Au Liban, on ne parle jamais de cet épisode, ni dans les livres d’histoire, ni dans les discours politiques, ni dans les médias.
Au fur et à mesure du tournage, ils ont découvert de plus en plus de documents et d’archives, ils ont rencontré les protagonistes du programme spatial libanais, notamment un petit groupe de scientifiques rêveurs d’origine arménienne.
Ce film revêt une dimension de thriller historique très prenante, mais pas seulement. Lorsque les auteurs reconstituent la période des premiers essais, on croit voir des universitaires qui s’amusent avec des pétards
dans des plantations d’oliviers, séquences qui prennent une dimension artisanale quasi surréaliste, à la lisière du comique. Dans ces moments-là, on ne sait plus trop si on est dans un documentaire sérieux ou un essai-canular pince-sans-rire de Luc Moullet.
Le programme spatial libanais était pourtant réel, contemporain du panarabisme, des révolutions en Europe, aux Etats-Unis et dans ce qu’on appelait à l’époque le tiers-monde. Ere d’utopies, de rêves, de croyances en toutes les transformations possibles, où le monde arabe, synchrone avec le reste de la planète, avait confiance en sa force et en son avenir.
Période que les cinéastes observent non sans une certaine mélancolie (normal, leur point de vue est d’aujourd’hui), d’autant que la fusée made in Liban fut stoppée net dans son élan par le manque de moyens et par de probables pressions géopolitiques.
Hadjithomas et Joreige ne se sont pas contentés d’exhumer un pan très enfoui de l’histoire libanaise et arabe, puis d’en saisir les traces politiques, romanesques et poétiques (“la trace de la trace”, comme ils le disent avec justesse), ils ont prolongé en actes cet esprit créatif des années 60 en faisant bâtir une sculpture-réplique de la fusée et en lui faisant traverser Beyrouth jusqu’à l’université et au musée. Cette performance artistique est incluse dans le film, de même qu’une dernière partie de pure science-fiction animée, rêvant un Liban futuriste qui n’aurait jamais cessé son aventure scientifique.

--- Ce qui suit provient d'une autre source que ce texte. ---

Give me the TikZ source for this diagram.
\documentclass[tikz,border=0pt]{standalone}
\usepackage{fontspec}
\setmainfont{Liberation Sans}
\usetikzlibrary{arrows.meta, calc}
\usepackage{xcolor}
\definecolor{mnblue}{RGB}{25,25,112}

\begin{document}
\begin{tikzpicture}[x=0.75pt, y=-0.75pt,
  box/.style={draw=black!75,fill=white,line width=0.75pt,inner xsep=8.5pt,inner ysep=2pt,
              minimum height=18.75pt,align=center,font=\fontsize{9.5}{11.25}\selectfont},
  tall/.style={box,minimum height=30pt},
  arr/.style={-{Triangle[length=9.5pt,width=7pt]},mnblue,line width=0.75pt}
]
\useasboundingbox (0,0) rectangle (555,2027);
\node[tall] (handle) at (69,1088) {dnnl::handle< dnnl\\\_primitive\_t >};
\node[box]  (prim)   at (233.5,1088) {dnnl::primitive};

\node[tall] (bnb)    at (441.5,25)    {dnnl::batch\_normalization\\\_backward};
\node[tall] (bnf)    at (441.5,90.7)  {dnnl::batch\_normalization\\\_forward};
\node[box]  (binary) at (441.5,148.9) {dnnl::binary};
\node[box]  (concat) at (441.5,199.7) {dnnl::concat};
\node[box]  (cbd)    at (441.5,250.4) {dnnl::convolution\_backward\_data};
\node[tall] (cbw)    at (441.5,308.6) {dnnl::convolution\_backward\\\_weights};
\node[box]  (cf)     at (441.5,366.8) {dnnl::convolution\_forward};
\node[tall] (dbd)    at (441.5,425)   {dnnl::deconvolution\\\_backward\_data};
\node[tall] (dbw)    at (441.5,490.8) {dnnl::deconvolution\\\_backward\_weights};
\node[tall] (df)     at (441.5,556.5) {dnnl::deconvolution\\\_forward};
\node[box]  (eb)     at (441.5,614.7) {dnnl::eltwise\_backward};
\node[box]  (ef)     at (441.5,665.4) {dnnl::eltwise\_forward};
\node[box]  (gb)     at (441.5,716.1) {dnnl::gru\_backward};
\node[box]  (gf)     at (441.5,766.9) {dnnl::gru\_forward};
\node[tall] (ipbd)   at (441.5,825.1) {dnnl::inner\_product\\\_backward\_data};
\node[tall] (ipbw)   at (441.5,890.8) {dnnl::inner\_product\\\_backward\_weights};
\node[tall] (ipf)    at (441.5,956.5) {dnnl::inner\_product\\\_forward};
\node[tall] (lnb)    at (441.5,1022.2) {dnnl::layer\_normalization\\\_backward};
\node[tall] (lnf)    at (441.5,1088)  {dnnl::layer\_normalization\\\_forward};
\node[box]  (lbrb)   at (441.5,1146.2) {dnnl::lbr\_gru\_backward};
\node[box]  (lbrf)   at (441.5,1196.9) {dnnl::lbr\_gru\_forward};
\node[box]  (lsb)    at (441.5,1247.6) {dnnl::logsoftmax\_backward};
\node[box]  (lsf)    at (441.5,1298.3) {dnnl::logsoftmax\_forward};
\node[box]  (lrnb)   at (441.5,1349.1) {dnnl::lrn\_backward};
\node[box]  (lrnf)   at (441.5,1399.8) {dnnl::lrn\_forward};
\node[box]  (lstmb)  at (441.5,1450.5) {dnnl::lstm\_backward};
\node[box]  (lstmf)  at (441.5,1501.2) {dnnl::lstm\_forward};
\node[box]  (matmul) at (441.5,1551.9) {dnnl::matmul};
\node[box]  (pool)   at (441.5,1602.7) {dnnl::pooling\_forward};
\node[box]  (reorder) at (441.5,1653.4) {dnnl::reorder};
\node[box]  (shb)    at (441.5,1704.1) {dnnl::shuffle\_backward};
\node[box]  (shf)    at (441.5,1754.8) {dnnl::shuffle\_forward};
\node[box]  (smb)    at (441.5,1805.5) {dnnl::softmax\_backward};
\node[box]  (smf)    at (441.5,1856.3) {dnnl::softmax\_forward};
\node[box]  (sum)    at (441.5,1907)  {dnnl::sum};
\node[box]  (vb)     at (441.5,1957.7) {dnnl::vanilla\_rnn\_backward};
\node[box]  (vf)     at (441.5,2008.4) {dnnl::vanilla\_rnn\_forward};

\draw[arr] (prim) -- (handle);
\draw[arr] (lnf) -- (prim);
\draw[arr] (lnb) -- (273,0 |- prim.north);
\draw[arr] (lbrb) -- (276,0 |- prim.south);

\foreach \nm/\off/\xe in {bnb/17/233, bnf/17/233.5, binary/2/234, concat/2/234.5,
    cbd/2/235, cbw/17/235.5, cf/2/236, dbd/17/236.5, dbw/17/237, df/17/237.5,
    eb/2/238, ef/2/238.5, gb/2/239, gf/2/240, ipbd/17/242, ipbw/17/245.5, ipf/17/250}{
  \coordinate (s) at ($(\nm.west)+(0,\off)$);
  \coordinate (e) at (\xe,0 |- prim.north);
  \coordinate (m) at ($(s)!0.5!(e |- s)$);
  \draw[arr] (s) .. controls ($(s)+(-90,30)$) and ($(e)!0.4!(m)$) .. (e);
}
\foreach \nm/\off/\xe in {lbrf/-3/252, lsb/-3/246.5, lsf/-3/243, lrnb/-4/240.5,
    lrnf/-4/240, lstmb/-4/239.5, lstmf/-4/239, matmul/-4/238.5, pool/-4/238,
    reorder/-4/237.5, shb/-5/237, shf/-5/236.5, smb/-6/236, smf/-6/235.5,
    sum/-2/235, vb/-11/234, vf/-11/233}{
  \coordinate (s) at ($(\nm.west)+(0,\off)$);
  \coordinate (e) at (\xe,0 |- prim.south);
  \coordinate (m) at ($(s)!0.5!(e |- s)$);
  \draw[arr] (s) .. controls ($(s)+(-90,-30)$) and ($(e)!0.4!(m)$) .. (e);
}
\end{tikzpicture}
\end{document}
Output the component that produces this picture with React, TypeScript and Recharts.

A la croisée de la mémoire et du contemporain, de l’histoire et du futur, de la réflexion et de l’action, de la mélancolie et de l’optimisme en marche, ce film ne tombe pas par hasard à l’heure des révolutions arabes. A sa modeste échelle, il révolutionne le passé du Liban et réactive la possibilité de projets communs pour un pays si prompt à se déchirer.